Building a Lasting Legacy: No Matter Who You Are Or Where You're FromOct 10, 2023
I recently attended the funeral of my wife’s 98-year-old grandmother. Raised in a small town in Idaho, she later raised her own family in a small town in Utah. While her story may seem insignificant in the grand scheme of things, to the many family and friends gathered to celebrate her life, she meant the world. She was a devoted, kind, and caring sister, mother, grandmother, disciple, and friend. Living through some of America's most difficult times—including the Great Depression and WWII—she remained one of the most positive and cheerful people I’ve ever met.
As I listened to people share their fond memories of her—showing love through delicious food and tireless service—a question popped into my head:
"What will my legacy be?"
So, that's the topic I want to explore today.
First off, what is a legacy?
A legacy is much more than what someone leaves behind; it's the lasting impact of that person’s actions on those around them and the world at large.
Enduring legacies are born out of selflessness. Many good things we enjoy today originated from the dedication and sacrifice of those who lived before us—individuals who lived for something beyond themselves.
When I think of legacy, the movie "It’s a Wonderful Life" comes to mind. The film continues to inspire people because it’s a narrative of self-sacrifice and legacy, as well as a cautionary tale against selfishness and greed.
In the movie, George Bailey continually forgoes his own dreams to help others. It appears, initially, that his sacrifices yield little reward. However, upon seeing what life would have been like without him, he learns to appreciate his impact.
Building a Legacy
As I consider this in my own life, I would like to offer a few ideas that have come to mind that could be helpful in building a legacy:
Focus On What Matters
This should be easy, right? But it’s not. The world seems like it’s been designed intentionally to distract us. To combat this ever-present onslaught of distractions, the best thing we can do is to focus on what really matters—PEOPLE. In the end, our greatest legacy will live on in the people we serve. Our family, our friends, our neighbors, our clients, our community, our countrymen, and mankind. Don’t take it from me; take it from a man who left one of the greatest legacies in history. As Gandhi said, “The best way to find yourself is to lose yourself in the service of others.”
I’ve heard it said that our fears actually point us in the direction we should go. The longer I live, the more evidence I find to support this idea. The obstacle is often THE way. The path of least resistance, it seems, does not lead to much of anything except regret. So I would encourage you to dare greatly when it comes to your dreams. It may not turn out the way you expected, but it will always be better than spending your life wishing and wondering.
To study deeply is more than just to read about something. It’s about diving deep into what excites you. It’s about learning all you can and applying it in your life. To study deeply is to develop more than a surface-level understanding; it’s about wrestling with an idea or subject until it becomes a part of you. The most important part of studying deeply is that you always remain the student—always learning and never learned.
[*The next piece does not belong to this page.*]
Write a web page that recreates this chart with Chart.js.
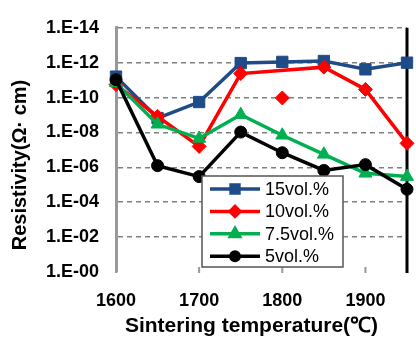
<!DOCTYPE html>
<html><head><meta charset="utf-8">
<script src="https://cdn.jsdelivr.net/npm/chart.js@4/dist/chart.umd.min.js"></script>
<style>html,body{margin:0;padding:0;background:#fff;}#wrap{width:416px;height:338px;position:relative;}</style>
</head><body><div id="wrap"><canvas id="c" width="416" height="338"></canvas></div>
<script>
const temps = [1600, 1650, 1700, 1750, 1800, 1850, 1900, 1950];
const xTickValues = [1600, 1700, 1800, 1900];
const vol15 = [6.3e-12, 1.5e-9, 1.8e-10, 1.05e-12, 9e-13, 8e-13, 2.4e-12, 1e-12];
const vol10 = [1.8e-11, 1.2e-9, 6.3e-8, 4.2e-12, null, 1.8e-12, 3.4e-11, 4.2e-8];
const vol10Extra = [null, null, null, null, 1.05e-10, null, null, null];
const vol75 = [1.45e-11, 3.4e-9, 2.2e-8, 9.5e-10, 1.45e-8, 1.8e-7, 2.2e-6, 3.4e-6];
const vol5 = [9.5e-12, 8e-7, 3.4e-6, 9.5e-9, 1.45e-7, 1.5e-6, 7e-7, 1.8e-5];
const seriesNames = ['15vol.%', '10vol.%', '7.5vol.%', '5vol.%'];
const yTickValues = [1e-14, 1e-12, 1e-10, 1e-8, 1e-6, 1e-4, 1e-2, 1];
const yTickLabels = ['1.E-14', '1.E-12', '1.E-10', '1.E-08', '1.E-06', '1.E-04', '1.E-02', '1.E-00'];
const xTitle = 'Sintering temperature(℃)';
const yTitle = 'Resistivity(Ω· cm)';

const pts = arr => temps.map((t, i) => ({x: t, y: arr[i]}));
const BLUE = '#1F4B87', RED = '#FF0000', GREEN = '#00B050', BLACK = '#000000';

function ds(label, arr, color, style, r, extra) {
  return Object.assign({
    label, data: pts(arr), borderColor: color, backgroundColor: color,
    borderWidth: 3.5, pointStyle: style, pointRadius: r, pointBorderWidth: 1,
    pointBackgroundColor: color, pointBorderColor: color, spanGaps: true, clip: false, tension: 0
  }, extra || {});
}

const datasets = [
  ds(seriesNames[3], vol5, BLACK, 'circle', 6),
  ds(seriesNames[2], vol75, GREEN, 'triangle', 7.5),
  ds(seriesNames[1], vol10, RED, 'rectRot', 7),
  ds(seriesNames[1] + ' extra', vol10Extra, RED, 'rectRot', 7, {showLine: false}),
  ds(seriesNames[0], vol15, BLUE, 'rect', 8)
];

const decor = {
  id: 'decor',
  beforeDatasetsDraw(chart) {
    const {ctx, chartArea: a, scales} = chart;
    ctx.save();
    ctx.strokeStyle = '#999'; ctx.lineWidth = 2;
    xTickValues.forEach(v => {
      const x = scales.x.getPixelForValue(v);
      ctx.beginPath(); ctx.moveTo(x, a.bottom + 1); ctx.lineTo(x, a.bottom - 5); ctx.stroke();
    });
    ctx.strokeStyle = '#000'; ctx.lineWidth = 3;
    ctx.beginPath(); ctx.moveTo(a.right, a.top); ctx.lineTo(a.right, a.bottom + 1); ctx.stroke();
    ctx.restore();
  },
  afterDraw(chart) {
    const {ctx} = chart;
    ctx.save();
    ctx.fillStyle = '#000';
    ctx.textAlign = 'center'; ctx.textBaseline = 'middle';
    ctx.font = 'bold 21px "Liberation Sans", Arial, sans-serif';
    ctx.fillText(xTitle, 251.5, 326);
    ctx.font = 'bold 20px "Liberation Sans", Arial, sans-serif';
    ctx.translate(20.5, 165); ctx.rotate(-Math.PI / 2);
    ctx.fillText(yTitle, 0, 0);
    ctx.restore();

    ctx.save();
    const bx = 202, by = 176, bw = 141, bh = 91;
    ctx.fillStyle = '#fff'; ctx.fillRect(bx, by, bw, bh);
    ctx.strokeStyle = '#555'; ctx.lineWidth = 1.5; ctx.strokeRect(bx, by, bw, bh);
    const order = [4, 2, 1, 0];
    order.forEach((di, i) => {
      const d = chart.data.datasets[di];
      const y = 189 + i * 22.4;
      ctx.strokeStyle = d.borderColor; ctx.lineWidth = 3.5;
      ctx.beginPath(); ctx.moveTo(210, y); ctx.lineTo(260, y); ctx.stroke();
      ctx.fillStyle = d.borderColor;
      Chart.helpers.drawPoint(ctx, {pointStyle: d.pointStyle, radius: d.pointRadius * 0.7, borderWidth: 1}, 235, y);
      ctx.fillStyle = '#000';
      ctx.font = '18px "Liberation Sans", Arial, sans-serif';
      ctx.textAlign = 'left'; ctx.textBaseline = 'middle';
      ctx.fillText(d.label, 265, y + 1);
    });
    ctx.restore();
  }
};

new Chart(document.getElementById('c'), {
  type: 'line',
  data: {datasets},
  plugins: [decor],
  options: {
    responsive: false, animation: false, devicePixelRatio: 1,
    layout: {padding: {top: 17, right: 9, left: 0, bottom: 0}},
    plugins: {legend: {display: false}, tooltip: {enabled: false}},
    scales: {
      x: {
        type: 'linear', min: 1600, max: 1950,
        afterBuildTicks: s => { s.ticks = xTickValues.map(v => ({value: v})); },
        afterFit: s => { s.height = 66; },
        grid: {display: false, drawTicks: false},
        border: {display: false},
        ticks: {padding: 18, color: '#000', font: {family: '"Liberation Sans", Arial, sans-serif', size: 18, weight: 'bold'}, maxRotation: 0,
          callback: v => String(v)}
      },
      y: {
        type: 'logarithmic', reverse: true, min: 1e-14, max: 1,
        afterBuildTicks: s => { s.ticks = yTickValues.map(v => ({value: v})); },
        afterFit: s => { s.width = 116; },
        grid: {
          drawTicks: false, lineWidth: 1.5,
          color: c => (c.tick && c.tick.value === 1) ? 'rgba(0,0,0,0)' : '#808080'
        },
        border: {display: true, color: '#999', width: 3, dash: [5, 4]},
        ticks: {
          padding: 17, color: '#000',
          font: {family: '"Liberation Sans", Arial, sans-serif', size: 18, weight: 'bold'},
          callback: (v, i) => yTickLabels[i]
        }
      }
    }
  }
});
</script></body></html>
A line my wife’s grandmother wrote in a letter to her son, who was having a hard time living away from home, said, “A man never went blind by looking on the bright side of life.” When we begin every day, and everything we do, with an attitude of gratitude, it always turns out better than it would otherwise.
These are just a few things that came to mind as I considered how to live more deliberately and build a legacy of contribution and impact.
I would love to hear what you would add to this list. What legacy do you want to build?
Before you answer that, here is a portion of a blog post Seth Godin wrote in tribute to Nelson Mandela soon after he passed away:
“For those that seek to make a change in the world, whether global or local, one lesson of his (Nelson Mandela’s) life is this:
You can make a difference.
You can stand up to insurmountable forces.
You can put up with far more than you think you can.
Your lever is far longer than you imagine it is, if you choose to use it.
If you don't require the journey to be easy or comfortable or safe, you can change the world”
It’s time to start living your best life!